= Plantation Covenant =

The Plantation Covenant of Guilford, Connecticut, sometimes called the Guilford Covenant, was a covenant signed on June 1, 1639 (O.S., June 11, 1639 N.S.) by English colonists during their Atlantic crossing as the founding document of what would become Guilford, Connecticut.

Led by Rev. Henry Whitfield, the Plantation Covenant was signed onboard ship after departing England. The 25 signers were the male heads of household among the group of settlers bound first for Quinnipiac (later known as New Haven).
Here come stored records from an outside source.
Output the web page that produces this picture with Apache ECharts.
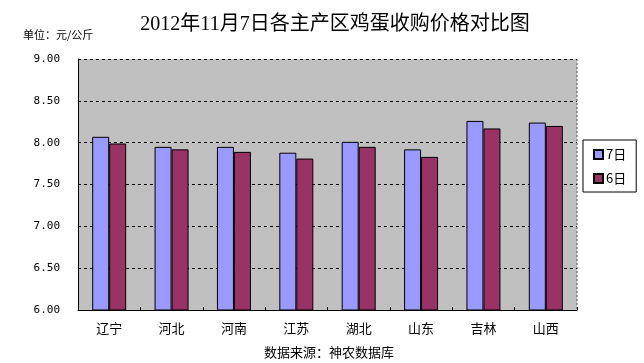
<!DOCTYPE html>
<html><head><meta charset="utf-8">
<script src="https://cdn.jsdelivr.net/npm/echarts@6/dist/echarts.min.js"></script>
<style>html,body{margin:0;padding:0;background:#fff}#c{width:644px;height:363px}</style>
</head><body><div id="c"></div>
<script>
var categories = ['辽宁','河北','河南','江苏','湖北','山东','吉林','山西'];
var day7 = [8.07, 7.95, 7.95, 7.88, 8.01, 7.92, 8.26, 8.24];
var day6 = [7.99, 7.92, 7.89, 7.81, 7.95, 7.83, 8.17, 8.20];
var seriesNames = ['7日','6日'];
var yMin = 6, yMax = 9, yStep = 0.5;

var chart = echarts.init(document.getElementById('c'));
var L=78, R=577, T=59, B=310;
chart.setOption({
  animation:false,
  backgroundColor:'#fff',
  title:[
    {text:'2012年11月7日各主产区鸡蛋收购价格对比图', left:330, top:10, textAlign:'center',
     textStyle:{fontFamily:'"Liberation Serif","Noto Sans CJK SC"', fontSize:20, fontWeight:'normal', color:'#000'}},
    {text:'单位：元/公斤', left:18, top:24,
     textStyle:{fontFamily:'"Noto Sans CJK SC"', fontSize:11, fontWeight:'normal', color:'#000'}},
    {text:'数据来源：神农数据库', left:324, top:341, textAlign:'center',
     textStyle:{fontFamily:'"Noto Sans CJK SC"', fontSize:13, fontWeight:'normal', color:'#000'}}
  ],
  legend:{
    orient:'vertical', left:583, top:140,
    padding:[8,10,7,10], itemGap:11,
    borderColor:'#000', borderWidth:1, backgroundColor:'#fff',
    itemWidth:9, itemHeight:9, icon:'rect',
    textStyle:{fontFamily:'"Noto Sans CJK SC"', fontSize:13, color:'#000', padding:[0,0,0,-2]},
    data:seriesNames
  },
  grid:{left:L, right:644-R, top:T, bottom:363-B, show:true, backgroundColor:'#C0C0C0', borderWidth:0},
  xAxis:{
    type:'category', data:categories,
    axisLine:{lineStyle:{color:'#000', width:1}},
    axisTick:{show:true, length:3, inside:true, lineStyle:{color:'#000'}},
    axisLabel:{fontFamily:'"Noto Sans CJK SC"', fontSize:13, color:'#000', margin:12}
  },
  yAxis:{
    type:'value', min:yMin, max:yMax, interval:yStep,
    axisLine:{show:true, lineStyle:{color:'#000'}},
    axisTick:{show:false},
    axisLabel:{formatter:function(v){return v.toFixed(2);}, fontFamily:'"DejaVu Sans Mono"', fontSize:11, color:'#000', margin:18},
    splitLine:{show:true, lineStyle:{color:'#000', type:[3,3], width:1}}
  },
  series:[
    {name:seriesNames[0], type:'bar', data:day7, barWidth:17, barGap:'0%',
     itemStyle:{color:'#9999FF', borderColor:'#000', borderWidth:1}},
    {name:seriesNames[1], type:'bar', data:day6, barWidth:17,
     itemStyle:{color:'#993366', borderColor:'#000', borderWidth:1}}
  ],
  graphic:[{type:'line', shape:{x1:R,y1:T,x2:R,y2:B}, style:{stroke:'#555', lineDash:[2,2], lineWidth:1}}]
});
</script></body></html>
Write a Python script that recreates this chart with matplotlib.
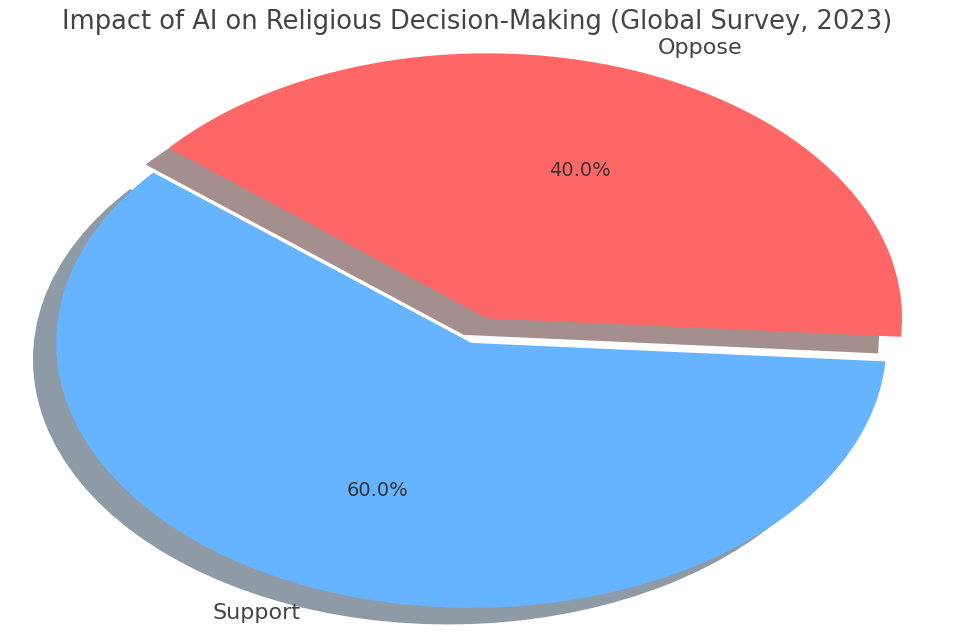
import matplotlib
matplotlib.use("Agg")
import matplotlib.pyplot as plt

labels = ["Support", "Oppose"]
shares = [60, 40]
colors = ["#66b3ff", "#ff6666"]
explode = [0, 0.1]

fig = plt.figure(figsize=(9.55, 6.32), dpi=100)
ax = fig.add_axes([0, 0, 1, 1])

wedges, texts, autotexts = ax.pie(
    shares,
    labels=labels,
    colors=colors,
    explode=explode,
    autopct="%1.1f%%",
    startangle=140,
    shadow={"ox": -0.04, "oy": -0.045},
    wedgeprops={"linewidth": 0},
    textprops={"fontsize": 16, "color": "#444444"},
)
for t in autotexts:
    t.set_fontsize(14)
    t.set_color("#333333")

# stretched (non-equal) aspect, pie centre sits slightly left of middle
ax.set_aspect("auto")
ax.set_xlim(-1.135, 1.165)
ax.set_ylim(-1.091, 1.294)

fig.text(0.5, 1 - 22 / 632, "Impact of AI on Religious Decision-Making (Global Survey, 2023)",
         ha="center", va="center", fontsize=18.5, color="#444444")

fig.savefig("out.png", dpi=100)
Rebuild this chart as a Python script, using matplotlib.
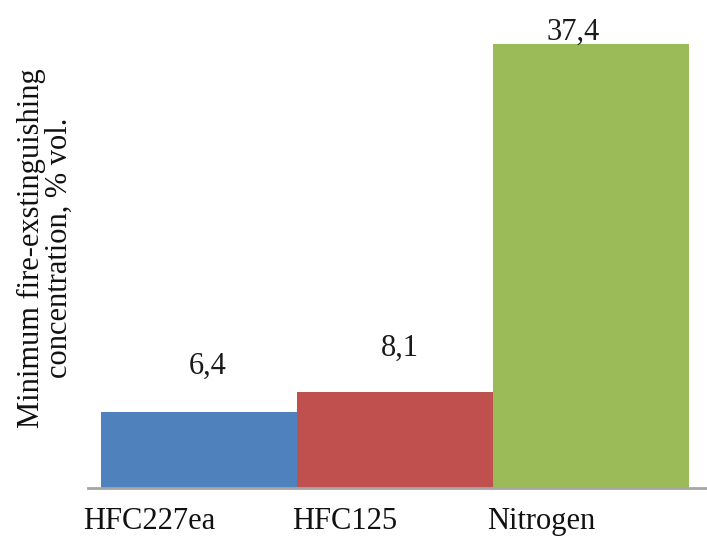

Most of these families were from Surrey and Kent, who by September 1639 founded present-day Guilford after securing a land grant from Shaumpishuh, the Quinnipiac sachem of Menunkatuck.

==Text==
The covenant stated:

We whose names are herein written, intending by God's gracious permission, to plant ourselves in New England, and if it may be in the southerly part, about Quinpisac [ Quinnipiac ], we do faithfully promise each for ourselves and families and those that belong to us, that we will, the Lord assisting us, sit down and join ourselves together in one entire plantation and to be helpful to the other in any common work, according to every man's ability and as need shall require, and we promise not to desert or leave each other on the plantation but with the consent of the rest, or the greater part of the company, who have entered into this engagement.
 As for our gathering together into a church way and the choice officers and members to be joined together in that way, we do refer ourselves until such time as it shall please God to settle us in our plantation.
In witness whereof we subscribe our hands, this first day of June 1639

==Signers==
In order:
- Robert Kitchel
- John Bishop
- Francis Bushnell
- William Chittenden
- Wm. Leete
- Thomas Jones
- John Jordan
- Wm. Stone
- John Hoadley
- John Stone
- William Plane
- Richard Guttridge
- John Housegoe
- Wm. Dudley
- John Permeley
- John Mepham
- Thomas Norton
- Abraham Cruttenden
- Francis Chatfield
- Wm. Halle
- Thomas Naish
- Henry Kingnoth
- Henry Doude
- Thomas Cooke
- Henry Whitfield

==Legacy==
The original covenant survives in the collections of the Massachusetts Historical Society, and a digital version exists in the collections of the Guilford Free Library. In June 2014, as part of Guilford's 375th anniversary, the MHS sent the document on loan for display in the town hall.

The text of the covenant is memorialized by an engraved pink granite slab at the corner of Old Whitfield and Whitfield streets in Guilford. The town installed the memorial in May 2014.